На вызов зоолога Горелов ответил, что он сейчас пробирается сквозь чащу макроцистов и держит курс к условленному месту встречи — безыменной скале, которой они дали название «Львиная голова», у крайнего островка из цепи, окаймляющей большой остров Гести.

Горелов просил подождать его там, чтобы дальше пойти вместе: он еще здесь не был ни разу, да и за все десять дней работы у Огненной Земли выходит лишь второй раз и не хотел бы оставаться один.

Островов, отдельных скал и утесов, поднимавшихся над уровнем океана, была здесь такая масса, что многие мореплаватели называют это западное прибрежье Огненной Земли «Млечным Путем». Под водой же, если присоединить и множество усыпавших дно подводных камней и скал, был полный хаос, настоящий лабиринт.

С частыми остановками для сбора организмов прошло не менее двух часов, прежде чем подводные исследователи приблизились к «Львиной голове».

Горелов уже ждал их. Он сидел на небольшом обломке, разбираясь в содержимом своего экскурсионного мешка, и захлопнул его, как только различил фигуры приближающихся к нему товарищей.

— Давайте, друзья мои, разойдемся здесь в разные стороны, чтобы обследовать возможно большее пространство, — предложил зоолог. — Я пойду по направлению к островам Лондондерри, Федор Михайлович — южнее, к бухте Кука, а Скворешня с Павликом — на юг, в лабиринт островков вдоль острова Гести. С таким моряком, как Андрей Васильевич, Павлик не заблудится в этом лабиринте. Сбор здесь же, у этой скалы. В пути не разъединять телефонную связь.

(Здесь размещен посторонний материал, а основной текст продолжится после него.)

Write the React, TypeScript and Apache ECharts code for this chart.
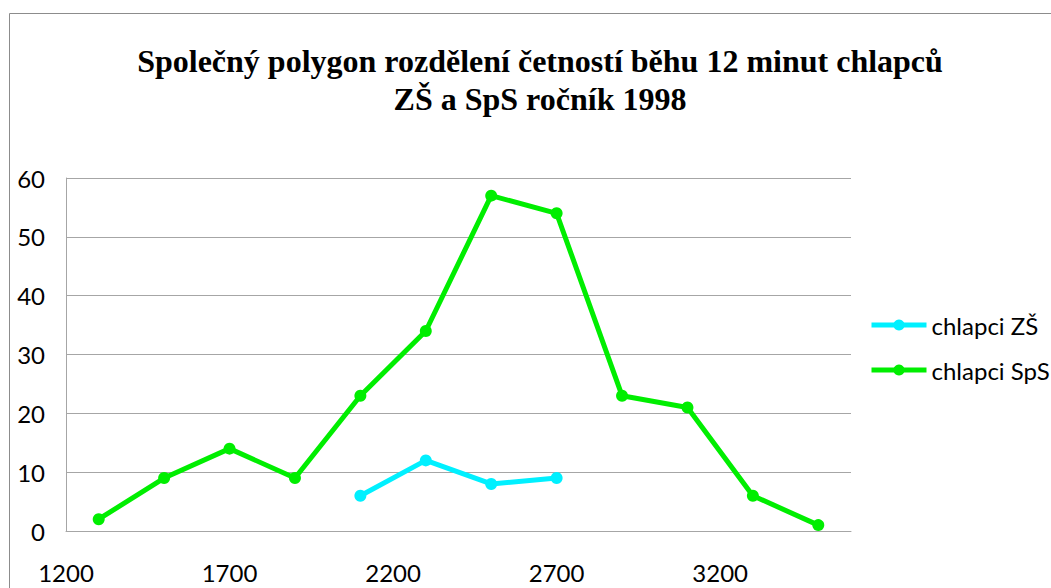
import React, { useEffect, useRef } from "react";
import * as echarts from "echarts";

const titleLines = ["Společný polygon rozdělení četností běhu 12 minut chlapců", "ZŠ a SpS ročník 1998"];
const seriesNames = ["chlapci ZŠ", "chlapci SpS"];
const xZS = [2100, 2300, 2500, 2700];
const yZS = [6, 12, 8, 9];
const xSpS = [1300, 1500, 1700, 1900, 2100, 2300, 2500, 2700, 2900, 3100, 3300, 3500];
const ySpS = [2, 9, 14, 9, 23, 34, 57, 54, 23, 21, 6, 1];
const xMin = 1200;
const xMax = 3600;
const xStep = 500;
const yMin = 0;
const yMax = 60;
const yStep = 10;
const colors = ["#00f0ff", "#00ee00"];

const labelFont = "Lato, 'Open Sans', sans-serif";

export default function App() {
  const ref = useRef<HTMLDivElement>(null);
  useEffect(() => {
    if (!ref.current) return;
    const chart = echarts.init(ref.current, null, { renderer: "svg" });
    const pairs = (xs: number[], ys: number[]) => xs.map((x, i) => [x, ys[i]]);
    chart.setOption({
      animation: false,
      backgroundColor: "#ffffff",
      title: {
        text: titleLines.join("\n"),
        left: 535,
        top: 37,
        textAlign: "center",
        textStyle: {
          fontFamily: "'Liberation Serif', 'Times New Roman', serif",
          fontWeight: "bold",
          fontSize: 32,
          lineHeight: 38,
          color: "#000000",
        },
      },
      graphic: [
        {
          type: "rect",
          shape: { x: 9.5, y: 13.5, width: 1200, height: 800 },
          style: { fill: "none", stroke: "#8c8c8c", lineWidth: 1 },
          silent: true,
        },
      ],
      legend: {
        orient: "vertical",
        left: 864,
        top: 308,
        padding: 5,
        itemWidth: 55,
        itemHeight: 14,
        itemGap: 21,
        lineStyle: { width: 5 },
        textStyle: { fontFamily: labelFont, fontSize: 24, color: "#000000" },
        data: seriesNames,
      },
      grid: { left: 66, right: 200, top: 178, bottom: 57, containLabel: false },
      xAxis: {
        type: "value",
        min: xMin,
        max: xMax,
        interval: xStep,
        axisLine: { show: true, lineStyle: { color: "#a6a6a6", width: 1 } },
        axisTick: { show: false },
        splitLine: { show: false },
        axisLabel: {
          margin: 29,
          fontFamily: labelFont,
          fontSize: 24,
          color: "#000000",
          showMaxLabel: false,
          formatter: (v: number) => (v > 3200 ? "" : String(v)),
        },
      },
      yAxis: {
        type: "value",
        min: yMin,
        max: yMax,
        interval: yStep,
        axisLine: { show: true, lineStyle: { color: "#a6a6a6", width: 1 } },
        axisTick: { show: false },
        splitLine: { show: true, lineStyle: { color: "#a6a6a6", width: 1 } },
        axisLabel: { margin: 21, fontFamily: labelFont, fontSize: 24, color: "#000000" },
      },
      series: [
        {
          name: seriesNames[0],
          type: "line",
          data: pairs(xZS, yZS),
          color: colors[0],
          symbol: "circle",
          symbolSize: 12,
          lineStyle: { width: 5, color: colors[0] },
          itemStyle: { color: colors[0] },
        },
        {
          name: seriesNames[1],
          type: "line",
          data: pairs(xSpS, ySpS),
          color: colors[1],
          symbol: "circle",
          symbolSize: 12,
          lineStyle: { width: 5, color: colors[1] },
          itemStyle: { color: colors[1] },
        },
      ],
    });
    return () => chart.dispose();
  }, []);
  return (
    <div
      ref={ref}
      style={{ position: "absolute", left: 0, top: 0, width: 1051, height: 588 }}
    />
  );
}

— Я думаю, Арсен Давидович, — с живостью возразил Горелов, — что мы напрасно уменьшаем охватываемую область тем, что соединяем Скворешню с Павликом. Павлик мог бы и один пойти. Он уже такой опытный подводник… Еще в истории с кашалотом он показал себя прямо героем. А в случае каких-либо затруднений он всегда сможет нам пеленговать, и мы его быстро найдем… Не правда ли, Павлик? Ведь ты уже вырос из пеленок…

Он улыбнулся и ласково посмотрел на мальчика. Но Павлика внезапно охватил какой-то необъяснимый страх и почему-то сжалось сердце. Он отвел глаза и промолчал.

— А по-моему, — вмешался Скворешня, — предложение Арсена Давидовича самое правильное. Я ведь только потому и увязался за вами, что Иван Степанович, мой шеф, прекратил уже гидрофизические работы и оставил меня безработным. А в вашей зоологии я ни бельмеса не понимаю. Такого понахватаю вам, что рады не будете! Под руководством же такого опытного зоолога, як оций хлопчик, и я буду полезен.

После некоторого колебания Горелов перестал возражать против предложения зоолога. Все разошлись и через минуту потеряли друг друга в густых зеленоватых сумерках вод.